В уголовно-правовой практике значение этого преступления продолжало снижаться. Конечно, это ничего не говорит о значении отдельных случаев, которые, безусловно, могли иметь – желаемый или ожидаемый – символический сдерживающий эффект или вызвать общественную полемику, как, например, процесс против группы художников-ситуационистов SPUR и их богохульных высказываний в 1962 году[873]
. Судебные основания для вынесения приговоров в то время, когда нарушение общественного спокойствия должно было доказываться, оставались субъективными и частично противоречивыми. Например, в 1985 году один из активистов назвал церковь «одной из крупнейших преступных организаций в мире» и изобразил распятого Иисуса с надписью «Мазохизм излечим». Было ли это грубо оскорбительным заявлением, способным нарушить общественное спокойствие? Окружной суд Геттингена расценил это таким образом и признал обоснованным приговор, присудивший подсудимого к 20 суточным выплатам 20 немецких марок каждая: демонстративное жесткое очернение содержания веры не предлагало никакого интеллектуального подхода к сущностному обсуждению и своей несерьезностью должно было также оттолкнуть противников церкви определенного интеллектуального уровня[874]. В 1982 году судебная оценка статьи в молодежном журнале («Фокус-покус в пончо»), в которой священник был описан как «гуру», верующая община – как «опасная секта», а Святое Причастие – как «древний каннибалистический обряд», была различной: в то время как Палата по делам несовершеннолетних сочла текст сатирой, Высший региональный суд Дюссельдорфа отверг эту точку зрения[875]. В 1997 году Высший административный суд Кобленца счел законным запрет на постановку пьесы «Синдром Марии», которая обрушивалась на девственное рождение и другие элементы христианской веры[876].В Англии парламент тихо похоронил Закон о богохульстве 1698 года в 1967 году вместе с другими «устаревшими» правовыми нормами[877]
. В общем праве обвинение в богохульной клевете оставалось возможным, но обычно рассматривалось как анахронизм – «мертвая буква», как ехидно заметил судья лорд Деннинг еще в 1949 году[878]. Четверть века спустя споры вокруг одного стихотворения должны были опровергнуть его. Шестидесятишестистрочный текст («The Love That Dares to Speak Its Name» – «Любовь, которая осмелилась произнести свое имя») был написан писателем Джеймсом Киркапом и опубликован 3 июня 1976 года в журнале «Gay News». Название отсылает к стихотворению Оскара Уайльда 1894 года. Строка, о которой идет речь («The love that dare not speak its name»), обычно понимается как намек на однополую любовь, которая в то время была под запретом, – любовь, которая не смеет произнести свое имя.
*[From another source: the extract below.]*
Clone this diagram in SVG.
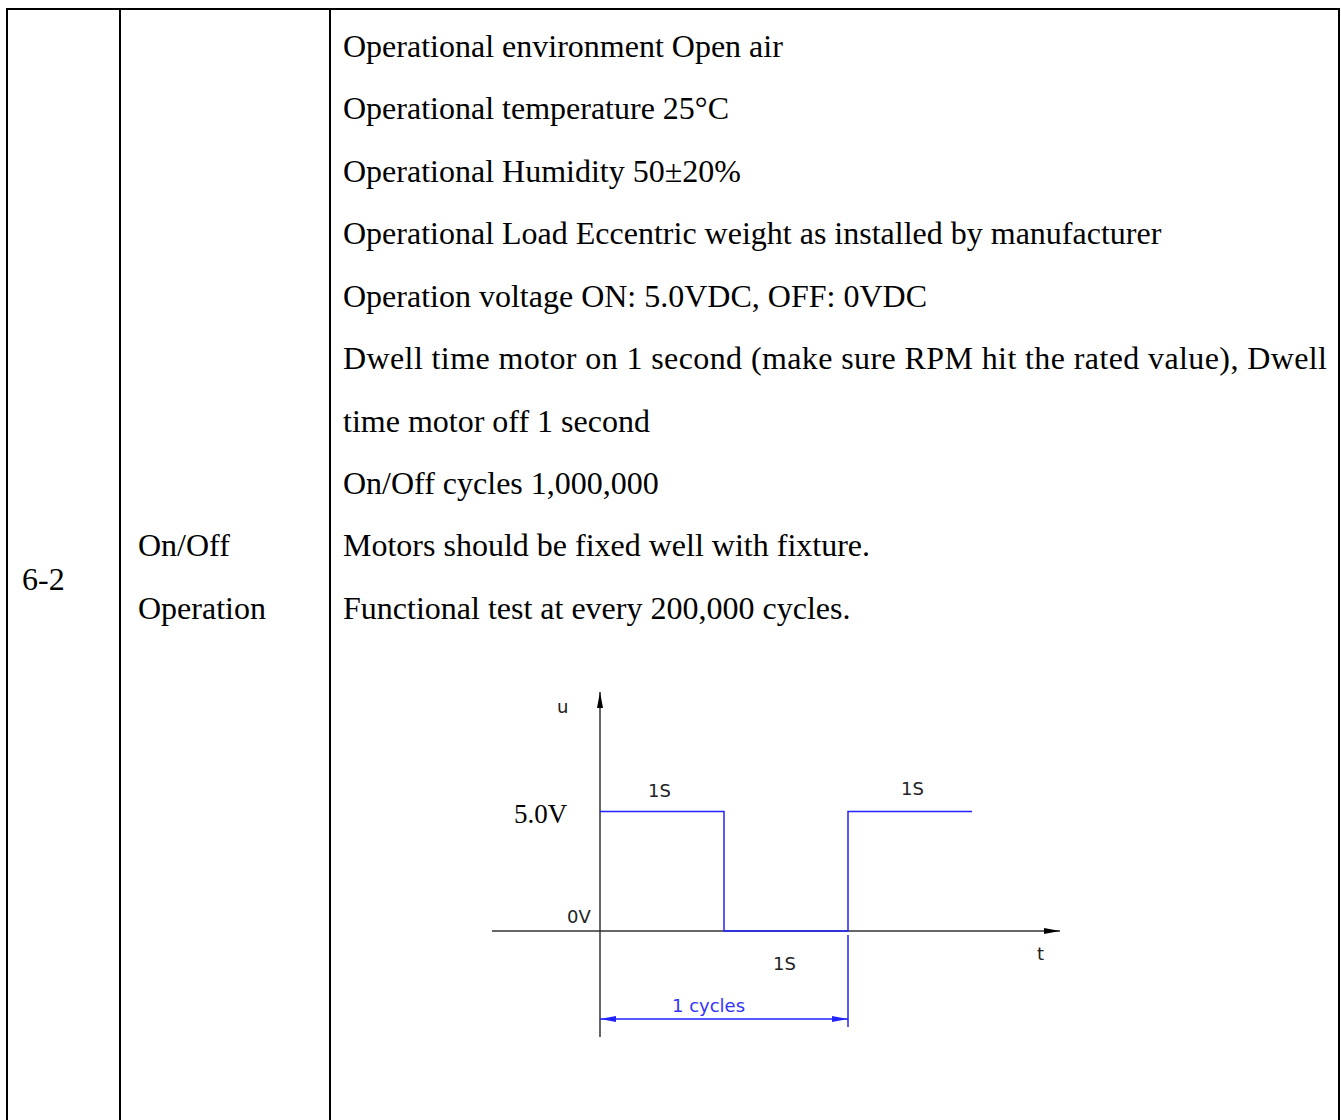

Оскар Уайльд процитировал эту строчку в 1895 году в ходе судебного процесса, возбужденного против него за «грубую непристойность».Автор стихотворения, опубликованного в «Gay News», Джеймс Киркап, был известным писателем и профессором в Киото в Японии[879]
. Как он позже объяснил, строки стихотворения отражали его глубоко религиозную натуру.На самом деле, поэма поднимает далеко идущие вопросы о взаимоотношениях между аллегорией и реализмом, вопросы, которые позже сыграют важную роль в дискуссии о «Сатанинских стихах» Рушди. Но в обоих случаях тонкие литературные соображения не играли большой роли для оппонентов. Они интерпретировали стихотворение не метафорически, а максимально буквально. Однако прошло несколько месяцев, прежде чем они обратили внимание на этот текст, – среди подлинных читателей журнала он вызвал некоторые споры, но почти не вызвал возмущения. Но затем текст попал в руки Мэри Уайтхаус, ведущей фигуры консервативного движения против смягчения традиционных правил в современном обществе: якобы она нашла его в качестве анонимного подарка на своем половике. Именно она подала иск за богохульную клевету, поскольку текст представлял собой обновленное распятие Христа оружием XX века[880]
. При этом иск был подан не на самого поэта, а на журнал и его редактора Дениса Лемона как ответственных за распространение текста.